The care and use of tyres should be of paramount concern to drivers and vehicle owners so as to prolonged usage and ensure safety. Generally, the cost of tyres care is negligible when compared to repair or replacement costs. The level of maintenance and the manner in which tyres are used on vehicles demonstrate care or a lack of it.
For many years, the Guyana National Bureau of Standards (GNBS) has been monitoring new and used tyres under its Product Compliance programme to ensure that they meet the requirements of national standards.

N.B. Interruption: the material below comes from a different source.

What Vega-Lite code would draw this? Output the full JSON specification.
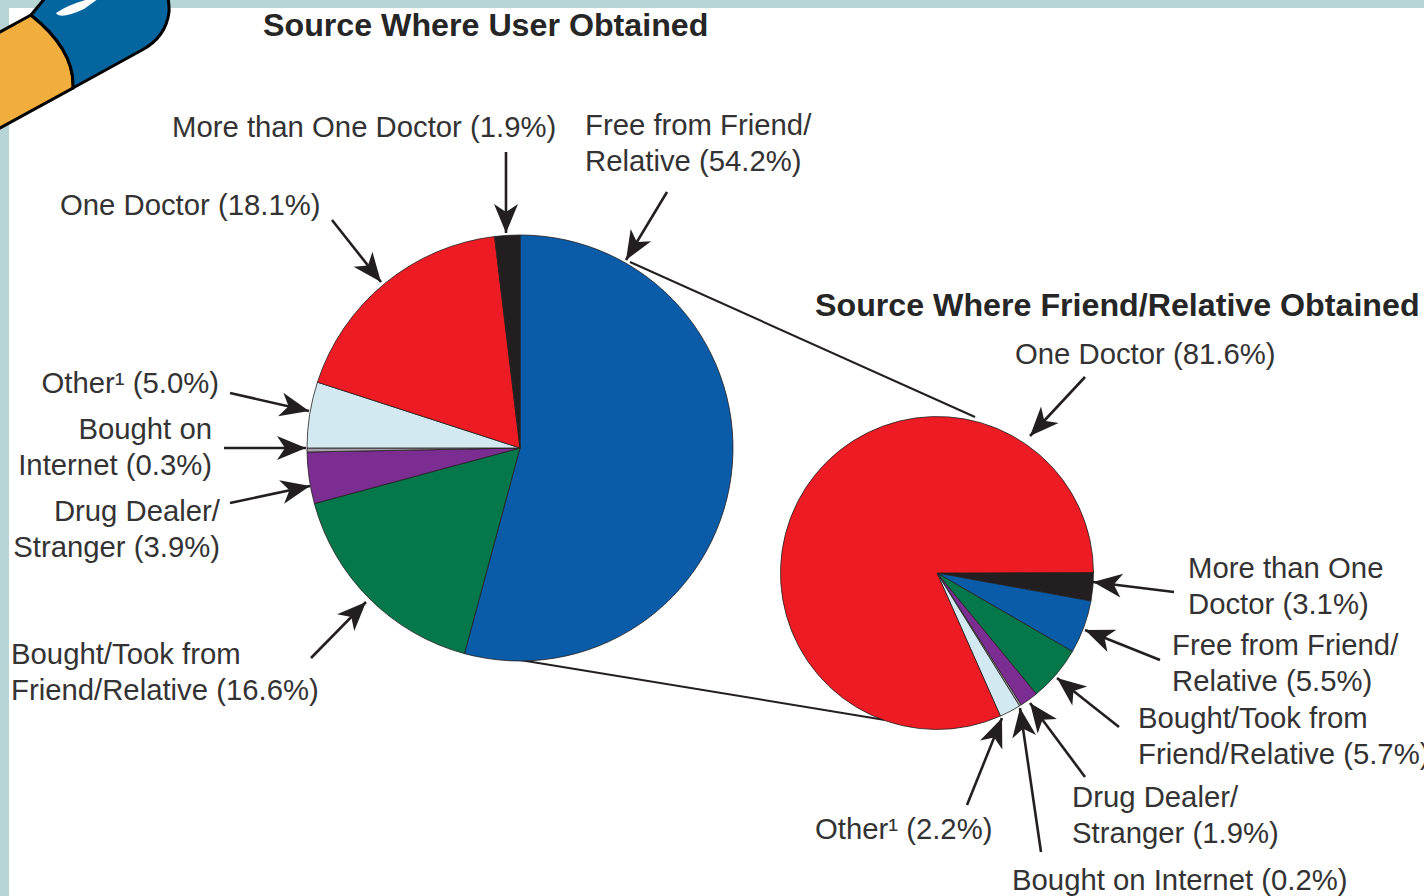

Monitoring is done by Inspectors at ports of entry and at bonds and warehouses. It involves the examination of the commodity to ensure compliance with labeling and quality requirements. However, monitoring by the Bureau is not enough to ensure safe tyres are used on our roadways. Frequent examination and care by users go a far way to guarantee that their tyres take them a far way, safely.
As drivers, simple actions like checking your tyre pressure to make sure that the wheels are properly inflated can make a real difference on how long your tyres last. Under or over-inflated tyres don’t wear evenly and won’t last as long.
For example, a tyre that is constantly 20% underinflated can last 20% less in use. That means, a new tyre that could last approximately 95,000km would be worn out by 75,000 km. In addition, since the front and rare axles and the right and left side of vehicles wear down tyres differently, rotating your tyres regularly between the different positions will ensure they wear evenly and last longer.
A visit to the experts is not necessary to determine the ideal requirements for optimal performance of your tyres. Usually tyres are adequately labelled with the information needed to guide users as to their size, pressure and load requirements, which must be complied with to ensure safety and to avoid the loss of lives due to road accidents. The following are some tips which will help in the care and use of tyres:
a. Check the air pressure of each tyre at least fortnightly. Incorrect tyre pressure can lead to the inside of the tyre being damaged, resulting in tyre problems or even a blowout.
b. Tyres must be inflated to specified pressures. The pressure inside warm tyres is naturally higher and must be reduced, and on cooling, can fall below the minimum tyre pressure. (Driving, especially at high speeds, causes heat build-up in tyres).
c. Incorrect tyre pressure causes premature and uneven tyre wear. Under-inflated tyres have a higher rolling resistance, which means higher fuel consumption.
a. If a tyre is visibly damaged (that is, it has a fracture or a cut that exposes the carcass) or has an unusual wear pattern, the tyre must be taken off and examined as quickly as possible by a tyre specialist.
b. Driving over curb-stones or over potholed roads may cause internal damage to tyres, leading to failure at high speeds.
c. Check tyres regularly for damage as, sharp stones, nails etc. can penetrate the tyre tread. These need to be removed. Check also if there are bulges or cuts on the sidewall.
d. For virtually all vehicles, rotating the tyres from one axle to the other is permitted. In certain cases, changing them crosswise/ diagonally can also be advantageous. This does not apply to directional tyres. It is also advisable to have the alignment checked at 10,000 km intervals.
e. Harsh acceleration, braking with locked wheels and fast steering movements shorten the service life of tyres.
a. Tread damage or cuts that extend to the breaker, belt or beyond must be repaired by the hot vulcanization process. Repairs using cold temporary repair measures, such as plugging, are used as emergency means to take you home and should be rectified immediately without any delay.
Proper care and use will extend the life of tyres and reduce the incidence of accidents due to tyre damage or “blowout”, so drivers are urged to monitor and properly use their tyres to ensure safety on the road.